When Katsuji Tanabe’s family visits from Mexico, he makes a point to serve boiled peanuts. The Chopped champion and executive chef of A’Verde Cocina and Tequila Library in Cary, North Carolina, views the dish as a vessel for the “Southern charm of the area.” Tanabe himself came to the regional roadside staple late in life, having grown up in Mexico City with Japanese and Mexican parents. He immigrated to the United States at age eighteen and worked his way through California, Chicago, and New York before settling in the South as “culinary innovator” of LM Restaurants. While filming Top Chef in Charleston, South Carolina, years ago, Tanabe and his fellow contestants stopped at a boiled peanuts stall, giving him his first taste of the savory snack.

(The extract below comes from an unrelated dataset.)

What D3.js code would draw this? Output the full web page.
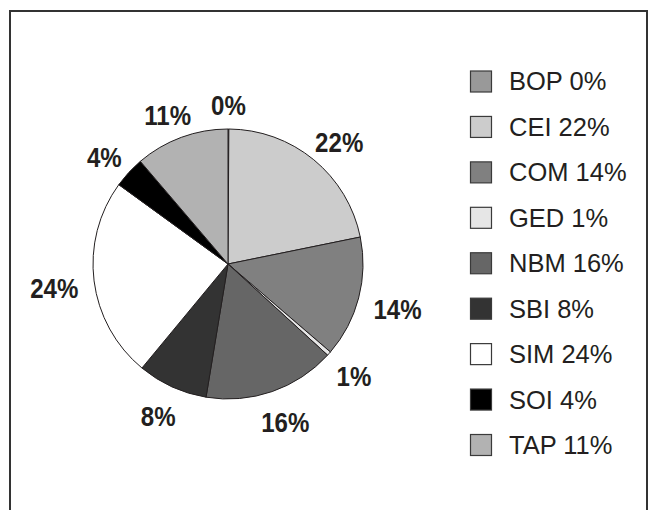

“As a chef, the food in the area around you inspires you. I always thought of peanuts as crunchy, but these were good,” he says. “I talked to the vendors about how they prepare them and tried to make them more gourmet and chef-y. It became an obsession.”
He added lime, hot sauce, and chiles from his Mexican heritage, plus soy and Worcestershire sauces to nod to his Japanese background. Though the spice list is fairly long, the method—toss everything into a pressure cooker—couldn’t be simpler. “The peanut is the perfect vehicle to carry these flavors because it soaks in everything,” he says. “It’s a very easy, approachable dish. It’s given me a sense of pride living in the South.”